As irmãs carmelitas enviaram a Valéria uma imagem da Virgem que leva uma criança ao céu em seu véu: “Quando a recebi, realmente tive a impressão de que a Santa Virgem estava lá. Eu tinha certeza de que ela protegia meu bebê e que ele estava bem”. Muitas famílias também rezam junto ao pequeno que foi perdido. “Nós o integramos na oração em família com as crianças”, diz Valéria.

Para não se fechar sobre este acontecimento, é importante entregar o filho a Deus: “Quando nossa filhinha morreu, lembra Maria, entendemos que tínhamos que fazer uma oferta a Deus, caso contrário, ficaríamos presos na revolta. Nós a nomeamos, fizemos um ato de fé e pedimos à Virgem para nos ajudar a aceitar. Aceitar essa morte é dizer sim à vida e partir novamente. É a graça do abandono”.

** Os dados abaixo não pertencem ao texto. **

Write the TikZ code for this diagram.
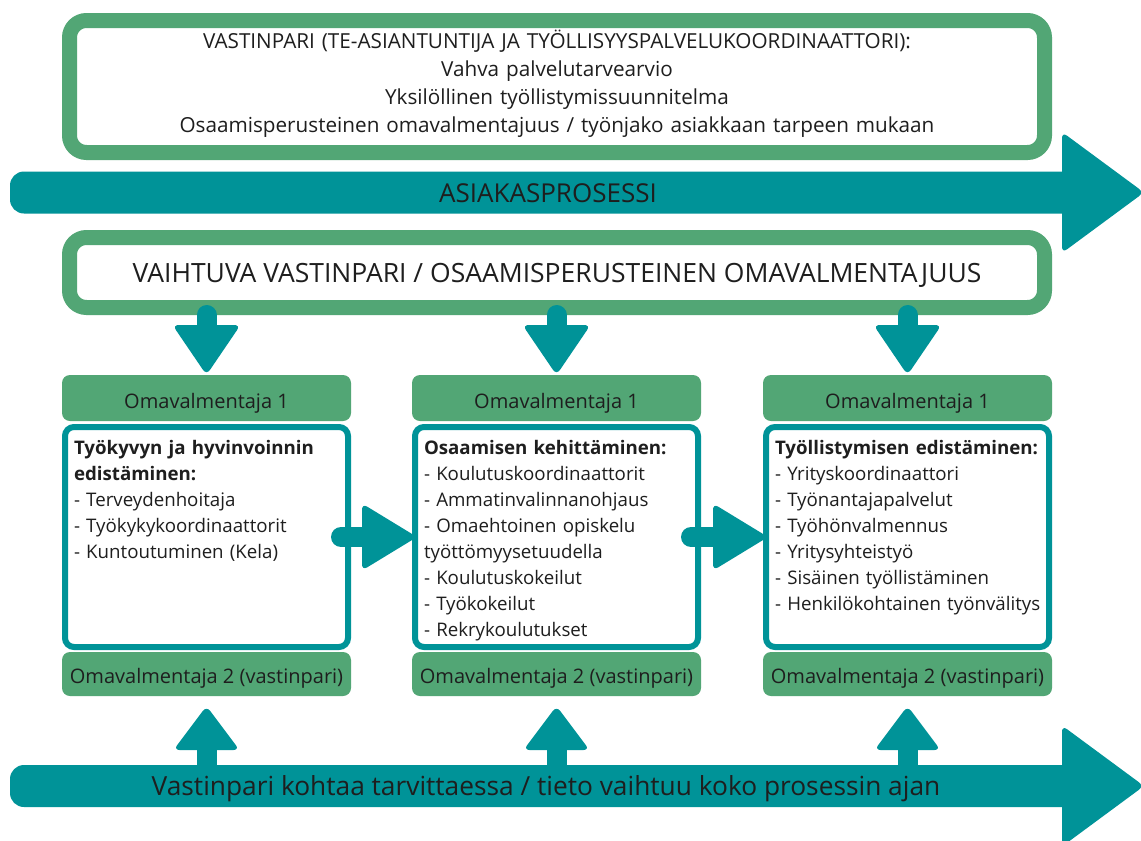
\documentclass[tikz,border=0pt]{standalone}
\usepackage{fontspec}
\setmainfont{Open Sans}
\usetikzlibrary{calc}
\definecolor{ggreen}{HTML}{52A675}
\definecolor{tteal}{HTML}{009398}
\definecolor{ink}{HTML}{1E1E1E}
\newcommand{\fs}[2]{\fontsize{#1pt}{#2pt}\selectfont}
\begin{document}
\begin{tikzpicture}[x=1pt,y=-1pt,
  every node/.style={outer sep=0pt, inner sep=0pt, text=ink},
  greenframe/.style={draw=ggreen, line width=15pt, fill=white, rounded corners=17pt},
  greencell/.style={fill=ggreen, rounded corners=8pt, minimum width=289pt},
  contentbox/.style={draw=tteal, line width=6pt, fill=white, rounded corners=9pt, minimum width=283pt, minimum height=220pt},
  itemtext/.style={anchor=base west, text width=300pt, align=left, font=\fs{18.7}{26}},
  shaft/.style={draw=tteal, line width=20pt, line cap=round},
  headtri/.style={fill=tteal, rounded corners=6pt},
  bigbody/.style={fill=tteal, rounded corners=14pt},
  celltext/.style={font=\fs{20}{24}, text depth=0pt}
]
\useasboundingbox (0,0) rectangle (1141,841);
\fill[white] (0,0) rectangle (1141,841);

% top box
\node[greenframe, minimum width=975pt, minimum height=132pt] (topbox) at (557,86.5) {};
\node[anchor=base, text width=950pt, align=center, font=\fs{20.7}{28}] (toptext) at (557,48.5)
  {VASTINPARI (TE-ASIANTUNTIJA JA TYÖLLISYYSPALVELUKOORDINAATTORI):\\
   Vahva palvelutarvearvio\\
   Yksilöllinen työllistymissuunnitelma\\
   Osaamisperusteinen omavalmentajuus / työnjako asiakkaan tarpeen mukaan};

% process arrow
\coordinate (p1s) at (10,192.5);
\coordinate (p1e) at (1144,192.5);
\fill[bigbody] ($(p1s)+(0,-21)$) rectangle ($(p1s)+(1075,21)$);
\fill[headtri] ($(p1e)+(-82,-60.5)$) -- (p1e) -- ($(p1e)+(-82,60.5)$) -- cycle;
\node[font=\fs{26}{30}, text height=17pt, text depth=0pt] (proc) at (548,193.5) {ASIAKASPROSESSI};

% second box
\node[greenframe, minimum width=975pt, minimum height=70pt, font=\fs{26.5}{30}, text height=19pt, text depth=0pt]
  (vaihtuva) at (557,272.5) {VAIHTUVA VASTINPARI / OSAAMISPERUSTEINEN OMAVALMENTAJUUS};

% columns
\node[greencell, minimum height=46pt, celltext, text height=21pt] (h1) at (206.5,398) {Omavalmentaja 1};
\node[greencell, minimum height=46pt, celltext, text height=21pt] (h2) at (556.5,398) {Omavalmentaja 1};
\node[greencell, minimum height=46pt, celltext, text height=21pt] (h3) at (907.5,398) {Omavalmentaja 1};

\node[contentbox] (c1) at (206.5,537) {};
\node[contentbox] (c2) at (556.5,537) {};
\node[contentbox] (c3) at (907.5,537) {};

\node[greencell, minimum height=44pt, celltext, text height=19pt] (f1) at (206.5,674) {Omavalmentaja 2 (vastinpari)};
\node[greencell, minimum height=44pt, celltext, text height=19pt] (f2) at (556.5,674) {Omavalmentaja 2 (vastinpari)};
\node[greencell, minimum height=44pt, celltext, text height=19pt] (f3) at (907.5,674) {Omavalmentaja 2 (vastinpari)};

\node[itemtext] (t1) at (74,454) {\textbf{Työkyvyn ja hyvinvoinnin}\\\textbf{edistäminen:}\\- Terveydenhoitaja\\- Työkykykoordinaattorit\\- Kuntoutuminen (Kela)};
\node[itemtext] (t2) at (424,454) {\textbf{Osaamisen kehittäminen:}\\- Koulutuskoordinaattorit\\- Ammatinvalinnanohjaus\\- Omaehtoinen opiskelu\\työttömyysetuudella\\- Koulutuskokeilut\\- Työkokeilut\\- Rekrykoulutukset};
\node[itemtext] (t3) at (775,454) {\textbf{Työllistymisen edistäminen:}\\- Yrityskoordinaattori\\- Työnantajapalvelut\\- Työhönvalmennus\\- Yritysyhteistyö\\- Sisäinen työllistäminen\\- Henkilökohtainen työnvälitys};

% down arrows
\foreach \h in {h1,h2,h3}{
  \draw[shaft] ($(\h.north |- vaihtuva.south)+(0,7.5)$) -- ($(\h.north)+(0,-40)$);
  \fill[headtri] ($(\h.north)+(-34,-50)$) -- (\h.north) -- ($(\h.north)+(34,-50)$) -- cycle;
}

% horizontal arrows
\draw[shaft] ($(c1.east)+(-7,0)$) -- ($(c2.west)+(-48,0)$);
\fill[headtri] ($(c2.west)+(-53,-33.5)$) -- ($(c2.west)+(2,0)$) -- ($(c2.west)+(-53,33.5)$) -- cycle;
\draw[shaft] ($(c2.east)+(-7,0)$) -- ($(c3.west)+(-48,0)$);
\fill[headtri] ($(c3.west)+(-53,-33.5)$) -- ($(c3.west)+(2,0)$) -- ($(c3.west)+(-53,33.5)$) -- cycle;

% bottom arrow
\coordinate (p2s) at (10,786);
\coordinate (p2e) at (1144,786);
\fill[bigbody] ($(p2s)+(0,-21)$) rectangle ($(p2s)+(1075,21)$);
\fill[headtri] ($(p2e)+(-82,-60.5)$) -- (p2e) -- ($(p2e)+(-82,60.5)$) -- cycle;

% up arrows
\foreach \f in {f1,f2,f3}{
  \draw[shaft] (\f.south |- p2s) -- ($(\f.south)+(0,44)$);
  \fill[headtri] ($(\f.south)+(-33,54)$) -- ($(\f.south)+(0,10)$) -- ($(\f.south)+(33,54)$) -- cycle;
}

\node[font=\fs{26.3}{30}, text height=18.5pt, text depth=0pt] (vast) at (546,786)
  {Vastinpari kohtaa tarvittaessa / tieto vaihtuu koko prosessin ajan};
\end{tikzpicture}
\end{document}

Gradualmente, algumas mulheres descobrem o sentido dessa provação, ou pelo menos seus frutos. “Esse luto abriu meu coração, me sinto mais próxima dos que sofrem, não vou mais falar com eles da mesma maneira“, observa Valéria. Maria também viveu seu aprendizado: “Eu entendi que a vida é sobre as pequenas coisas, é um presente que não deve ser desperdiçado. Essa morte abriu meu coração ao essencial”.

Alguns percebem que podem oferecer esse sofrimento para o bem de outros e assim seu sofrimento será frutífero. Natália perdeu o seu bebê no dia da festa de N. Senhora de Lourdes, e sentiu que precisava oferecer sua dor pelos doentes. Quanto a Maria, ela ofereceu sua dor por um casal estéril. “Muitas crianças nascerão por meio da minha oferta”, ela confidencia.